Copy all lines holding the word "code" from the entries.

:: Data in this exercise ::

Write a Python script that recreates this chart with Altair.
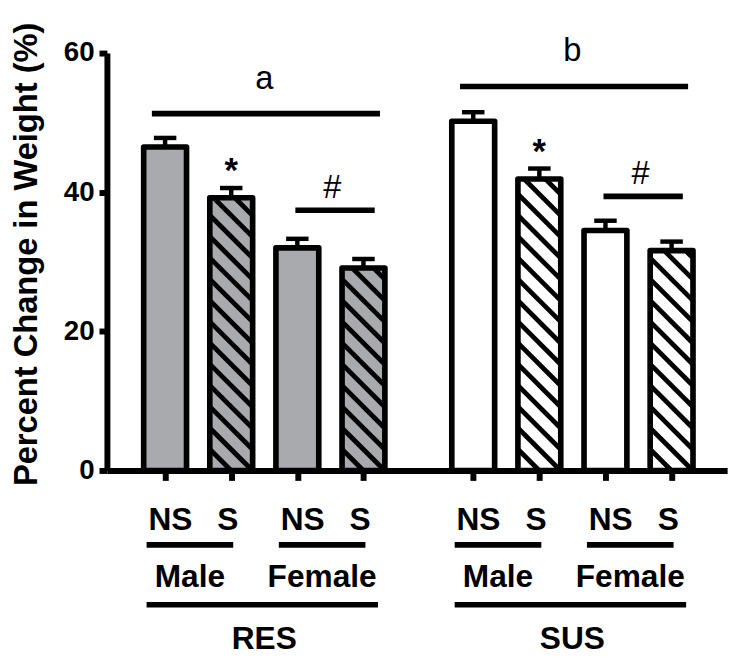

:::
:: Data in this exercise ::

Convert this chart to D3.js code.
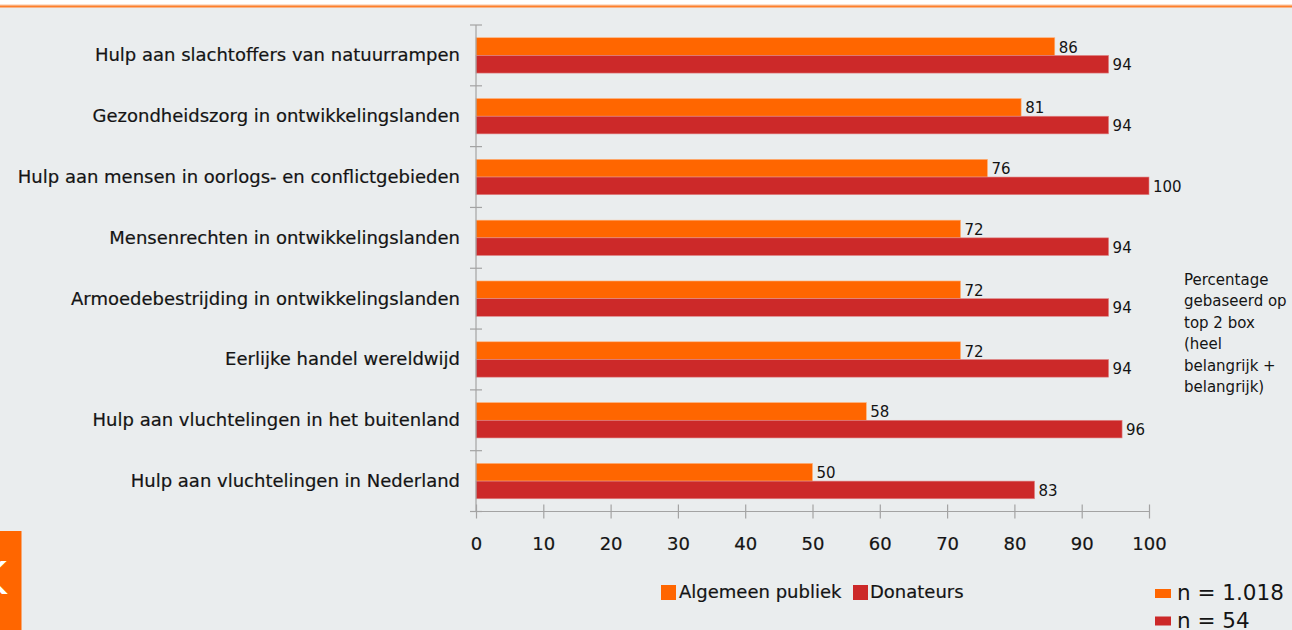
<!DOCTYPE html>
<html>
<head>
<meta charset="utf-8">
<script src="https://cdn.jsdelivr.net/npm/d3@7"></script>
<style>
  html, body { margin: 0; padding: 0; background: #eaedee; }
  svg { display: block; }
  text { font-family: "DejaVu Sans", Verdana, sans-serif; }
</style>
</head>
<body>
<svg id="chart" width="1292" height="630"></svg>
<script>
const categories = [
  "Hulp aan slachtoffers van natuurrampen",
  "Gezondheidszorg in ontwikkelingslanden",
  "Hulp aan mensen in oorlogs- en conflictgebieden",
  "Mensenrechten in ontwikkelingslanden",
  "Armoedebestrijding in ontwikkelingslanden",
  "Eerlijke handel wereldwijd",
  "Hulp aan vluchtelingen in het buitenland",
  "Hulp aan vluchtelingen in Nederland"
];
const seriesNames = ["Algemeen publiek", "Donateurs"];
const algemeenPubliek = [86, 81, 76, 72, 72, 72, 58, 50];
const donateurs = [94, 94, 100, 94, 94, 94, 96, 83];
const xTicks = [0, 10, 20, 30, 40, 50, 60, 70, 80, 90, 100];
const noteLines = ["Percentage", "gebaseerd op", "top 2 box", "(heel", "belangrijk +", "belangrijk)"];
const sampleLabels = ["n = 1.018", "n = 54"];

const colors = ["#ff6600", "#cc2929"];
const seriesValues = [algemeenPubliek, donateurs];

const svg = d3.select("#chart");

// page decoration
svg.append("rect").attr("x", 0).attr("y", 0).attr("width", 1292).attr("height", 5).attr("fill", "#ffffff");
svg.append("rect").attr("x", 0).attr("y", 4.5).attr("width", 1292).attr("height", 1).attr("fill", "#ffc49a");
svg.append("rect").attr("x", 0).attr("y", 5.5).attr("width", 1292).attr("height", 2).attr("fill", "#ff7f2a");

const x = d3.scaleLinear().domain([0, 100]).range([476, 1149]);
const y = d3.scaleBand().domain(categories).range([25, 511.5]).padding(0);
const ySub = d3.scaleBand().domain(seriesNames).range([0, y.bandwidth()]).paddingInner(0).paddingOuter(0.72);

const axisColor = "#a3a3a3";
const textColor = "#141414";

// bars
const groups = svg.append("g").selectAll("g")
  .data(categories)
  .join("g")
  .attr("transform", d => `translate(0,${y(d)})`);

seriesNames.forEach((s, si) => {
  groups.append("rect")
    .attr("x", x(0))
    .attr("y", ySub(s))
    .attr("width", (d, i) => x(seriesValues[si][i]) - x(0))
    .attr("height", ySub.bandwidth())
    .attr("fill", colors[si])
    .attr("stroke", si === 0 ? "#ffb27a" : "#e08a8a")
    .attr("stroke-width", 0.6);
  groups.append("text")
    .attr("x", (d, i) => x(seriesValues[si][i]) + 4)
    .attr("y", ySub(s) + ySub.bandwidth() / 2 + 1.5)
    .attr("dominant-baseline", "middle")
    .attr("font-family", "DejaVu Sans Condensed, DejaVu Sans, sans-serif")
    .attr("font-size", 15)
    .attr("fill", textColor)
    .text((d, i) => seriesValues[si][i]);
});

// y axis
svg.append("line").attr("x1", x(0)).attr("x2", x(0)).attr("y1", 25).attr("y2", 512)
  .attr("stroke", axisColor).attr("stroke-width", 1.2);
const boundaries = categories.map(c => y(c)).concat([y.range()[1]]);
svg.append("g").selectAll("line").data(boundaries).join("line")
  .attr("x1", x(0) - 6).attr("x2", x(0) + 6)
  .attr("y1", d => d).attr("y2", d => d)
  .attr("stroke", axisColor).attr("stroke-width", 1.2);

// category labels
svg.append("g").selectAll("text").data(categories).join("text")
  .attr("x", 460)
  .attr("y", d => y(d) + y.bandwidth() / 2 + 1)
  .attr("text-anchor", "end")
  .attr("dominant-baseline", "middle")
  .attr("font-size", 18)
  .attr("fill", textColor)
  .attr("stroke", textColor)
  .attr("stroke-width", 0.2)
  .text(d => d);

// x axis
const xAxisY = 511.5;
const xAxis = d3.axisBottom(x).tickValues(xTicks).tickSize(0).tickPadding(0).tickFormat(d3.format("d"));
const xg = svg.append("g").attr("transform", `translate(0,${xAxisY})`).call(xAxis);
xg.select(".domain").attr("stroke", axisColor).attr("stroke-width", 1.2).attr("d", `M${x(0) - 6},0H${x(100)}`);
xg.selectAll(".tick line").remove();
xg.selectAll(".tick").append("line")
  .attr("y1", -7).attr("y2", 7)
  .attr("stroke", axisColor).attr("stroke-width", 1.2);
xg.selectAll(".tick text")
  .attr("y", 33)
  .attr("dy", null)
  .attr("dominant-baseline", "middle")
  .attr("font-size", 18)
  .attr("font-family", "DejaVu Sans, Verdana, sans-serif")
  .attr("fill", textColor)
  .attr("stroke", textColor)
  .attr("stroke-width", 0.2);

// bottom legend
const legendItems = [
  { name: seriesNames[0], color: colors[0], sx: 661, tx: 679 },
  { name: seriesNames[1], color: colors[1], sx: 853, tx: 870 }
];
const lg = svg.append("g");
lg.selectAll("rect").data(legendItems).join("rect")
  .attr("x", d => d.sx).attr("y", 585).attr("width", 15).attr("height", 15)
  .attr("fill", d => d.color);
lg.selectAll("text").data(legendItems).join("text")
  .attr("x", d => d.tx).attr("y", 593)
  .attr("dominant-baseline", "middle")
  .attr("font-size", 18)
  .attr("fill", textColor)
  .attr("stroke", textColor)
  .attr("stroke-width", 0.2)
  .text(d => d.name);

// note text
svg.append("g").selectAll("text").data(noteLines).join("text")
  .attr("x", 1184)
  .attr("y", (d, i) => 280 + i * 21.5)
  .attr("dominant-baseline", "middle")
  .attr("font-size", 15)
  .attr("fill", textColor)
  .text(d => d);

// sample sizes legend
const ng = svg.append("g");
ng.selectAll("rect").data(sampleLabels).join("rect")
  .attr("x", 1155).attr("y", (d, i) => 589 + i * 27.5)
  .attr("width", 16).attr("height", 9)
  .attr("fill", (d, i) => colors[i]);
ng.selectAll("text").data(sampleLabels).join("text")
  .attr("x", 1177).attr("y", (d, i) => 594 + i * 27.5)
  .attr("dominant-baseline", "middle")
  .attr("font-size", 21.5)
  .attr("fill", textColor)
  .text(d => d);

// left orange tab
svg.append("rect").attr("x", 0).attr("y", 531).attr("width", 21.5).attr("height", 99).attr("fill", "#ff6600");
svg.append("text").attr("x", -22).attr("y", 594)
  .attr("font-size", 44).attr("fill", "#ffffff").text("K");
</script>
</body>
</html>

:::
:: Data in this exercise ::

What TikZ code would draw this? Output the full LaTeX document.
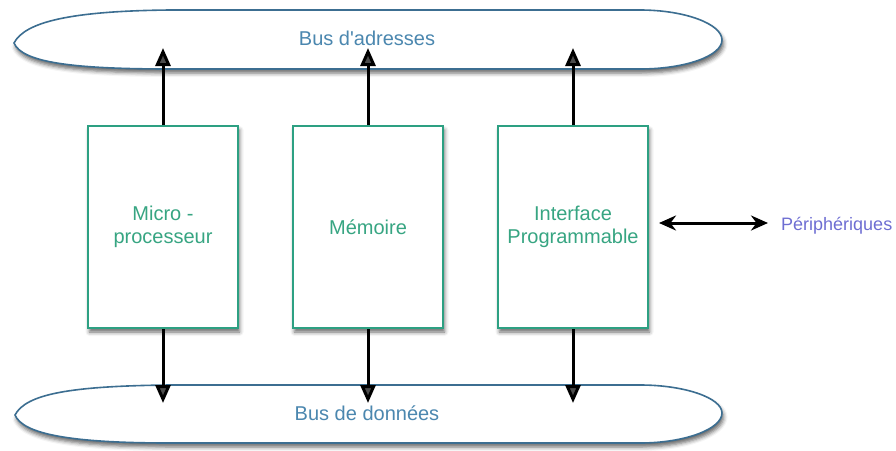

:::

**Answer to the exercise**
Convert this chart to D3.js code.
What TikZ code would draw this? Output the full LaTeX document.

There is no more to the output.